Fu proprio Daniele Luttazzi, qualche anno fa, declinando l’invito di Pippo Baudo che lo voleva al suo fianco nella conduzione del Festival di Sanremo, a dire che non aveva senso che un autore satirico, uno «che parla di politica, sesso, religione e morte», stesse su quel palco. Pensateci bene: se questi sono i confini della satira, la satira – come dice Vincino nella nostra intervista – non ha confini. Tanto meno nel web, che senza confini lo è per definizione.
Il problema, semmai, è che il mondo ce li ha, i confini. Ce l’hanno ricordato i fondamentalisti islamici che hanno freddato dodici persone dentro e nei pressi della redazione del giornale satirico Charlie Hebdo, sentendosi offesi dalla rappresentazione umoristica e blasfema di Allah. Ce lo ricordano, ogni giorno, tutti gli autori satirici – come quelli russi, ad esempio – che lavorano in luoghi dove ridere del potere è molto difficile. Non fosse altro, perché al potere non piace che si rida di lui.
«Attacca le cose come stanno, ma è talmente cinica e pessimista che irride chi vuole cambiarle. La satira non crede in niente»
In questa sfida tra sacro e profano, tra permesso e proibito si è messa di traverso la questione profughi. Domanda: la satira, di fronte al debole, o anche solo nell’uso che fa del debole per colpire il forte, deve o meno fermarsi? Si può (o si deve) davvero ridere di tutto? Lo abbiamo chiesto a Vincino, che dei disegnatori satirici italiani è il decano e che con “Il Male”, nei tardi anni ’70, è riuscito a costruire quello che è forse il più bell’esperimento di satira libertaria che mai si è visto in questo paese. E già che c’eravamo l’abbiamo chiesto pure a Natalino Balasso, uno dei casi più interessante del ruolo satirico attraverso il web.

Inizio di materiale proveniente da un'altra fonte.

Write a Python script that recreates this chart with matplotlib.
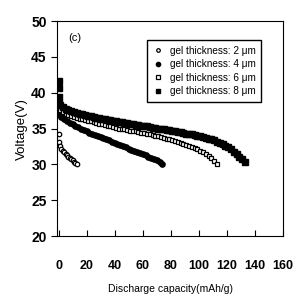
import matplotlib
matplotlib.use('Agg')
import matplotlib.pyplot as plt

plt.rcParams['font.family'] = ['Liberation Sans', 'DejaVu Sans']

# 2 um - open circles
x2 = [0.3, 0.6, 1.0, 2, 3, 4, 5, 6, 7, 8, 9, 10, 11, 12, 13]
y2 = [34.2, 33.2, 32.6, 32.2, 31.9, 31.7, 31.5, 31.3, 31.1, 30.9, 30.8, 30.6, 30.4, 30.2, 30.0]

# 4 um - filled circles
x4 = [0, 1, 2, 4, 6, 8, 10, 12, 14, 16, 18, 20, 22, 24, 26, 28, 30, 32, 34, 36, 38, 40,
      42, 44, 46, 48, 50, 52, 54, 56, 58, 60, 62, 64, 66, 68, 70, 72, 74]
y4 = [37.6, 36.9, 36.6, 36.3, 36.0, 35.8, 35.6, 35.4, 35.2, 35.0, 34.8, 34.6, 34.45, 34.3,
      34.15, 34.0, 33.8, 33.65, 33.5, 33.35, 33.2, 33.0, 32.85, 32.7, 32.55, 32.4, 32.2,
      32.05, 31.9, 31.75, 31.6, 31.4, 31.25, 31.1, 30.9, 30.75, 30.55, 30.35, 30.1]

# 6 um - open squares
x6 = [0, 1, 3, 5, 7, 9, 11, 13, 15, 17, 19, 21, 23, 25, 27, 29, 31, 33, 35, 37, 39, 41,
      43, 45, 47, 49, 51, 53, 55, 57, 59, 61, 63, 65, 67, 69, 71, 73, 75, 77, 79, 81, 83,
      85, 87, 89, 91, 93, 95, 97, 99, 101, 103, 105, 107, 109, 111, 113]
y6 = [38.0, 37.6, 37.3, 37.1, 36.9, 36.75, 36.6, 36.5, 36.4, 36.3, 36.2, 36.1, 36.0, 35.9,
      35.8, 35.7, 35.6, 35.5, 35.4, 35.3, 35.2, 35.1, 35.0, 34.95, 34.9, 34.8, 34.7, 34.65,
      34.6, 34.5, 34.45, 34.4, 34.3, 34.2, 34.1, 34.0, 33.9, 33.8, 33.7, 33.6, 33.5, 33.4,
      33.3, 33.15, 33.0, 32.9, 32.75, 32.6, 32.45, 32.3, 32.1, 31.9, 31.7, 31.45, 31.2,
      30.9, 30.5, 30.1]

# 8 um - filled squares
x8 = [0, 0, 0, 0.5, 1, 3, 5, 7, 9, 11, 13, 15, 17, 19, 21, 23, 25, 27, 29, 31, 33, 35, 37,
      39, 41, 43, 45, 47, 49, 51, 53, 55, 57, 59, 61, 63, 65, 67, 69, 71, 73, 75, 77, 79,
      81, 83, 85, 87, 89, 91, 93, 95, 97, 99, 101, 103, 105, 107, 109, 111, 113, 115, 117,
      119, 121, 123, 125, 127, 129, 131, 133]
y8 = [41.6, 40.6, 39.4, 38.6, 38.3, 38.0, 37.8, 37.6, 37.45, 37.3, 37.2, 37.1, 37.0, 36.9,
      36.8, 36.7, 36.6, 36.5, 36.45, 36.4, 36.3, 36.2, 36.15, 36.1, 36.0, 35.95, 35.9, 35.8,
      35.75, 35.7, 35.6, 35.55, 35.5, 35.4, 35.35, 35.3, 35.2, 35.15, 35.1, 35.0, 34.95,
      34.9, 34.8, 34.75, 34.7, 34.6, 34.55, 34.5, 34.4, 34.3, 34.25, 34.2, 34.1, 34.0,
      33.9, 33.8, 33.7, 33.6, 33.5, 33.35, 33.2, 33.0, 32.8, 32.6, 32.4, 32.1, 31.8, 31.5,
      31.1, 30.7, 30.3]

fig = plt.figure(figsize=(2.96, 2.97), dpi=100)
ax = fig.add_axes([0.193, 0.205, 0.763, 0.724])

ax.plot(x2, y2, 'o', mfc='white', mec='black', ms=3.2, mew=0.9, label='gel thickness: 2 μm')
ax.plot(x4, y4, 'o', color='black', ms=3.8, label='gel thickness: 4 μm')
ax.plot(x6, y6, 's', mfc='white', mec='black', ms=3.2, mew=0.9, label='gel thickness: 6 μm')
ax.plot(x8, y8, 's', color='black', ms=3.8, label='gel thickness: 8 μm')

ax.set_xlim(-1, 160)
ax.set_ylim(20, 50)
ax.set_xticks([0, 20, 40, 60, 80, 100, 120, 140, 160])
ax.set_yticks([20, 25, 30, 35, 40, 45, 50])
ax.tick_params(axis='x', direction='in', length=4, labelsize=9, pad=17)
ax.tick_params(axis='y', direction='out', length=4, labelsize=10)
for lab in ax.get_xticklabels() + ax.get_yticklabels():
    lab.set_fontweight('bold')

ax.set_xlabel('Discharge capacity(mAh/g)', fontsize=7.5, labelpad=9)
ax.set_ylabel('Voltage(V)', fontsize=9.5, labelpad=2)

ax.text(7, 47.2, '(c)', fontsize=8)

leg = ax.legend(loc='upper right', bbox_to_anchor=(0.925, 0.935), fontsize=7.2,
                frameon=True, fancybox=False, edgecolor='black', handletextpad=0.7,
                borderpad=0.55, labelspacing=0.35, handlelength=1.0, markerscale=0.8,
                framealpha=1)

fig.savefig('out.png', dpi=100)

Ma c’è spazio anche per un ritratto-racconto-recensione su Trey Parker e Matt Stone, gli inventori di South Park, per parlare di indipendenza e monetizzazione della satira – un’altro dei più temuti fattori di delegittimazione di una professione che si fonda sul suo opposto – e con un giovane graffitaro satirico italiano per chiedergli se e come si può fare innovazione sociale attraverso la satira.
Nel frattempo, le mille parodie del piccolo Aylan invadono il web. Perché, come dice Lia Celi nella nostra intervista, la satira è cattiva, amara, crudele: «Attacca le cose come stanno – dice la Celi -, ma è talmente cinica e pessimista che irride chi vuole cambiarle. La satira non crede in niente». E forse definizione migliore non si può trovare.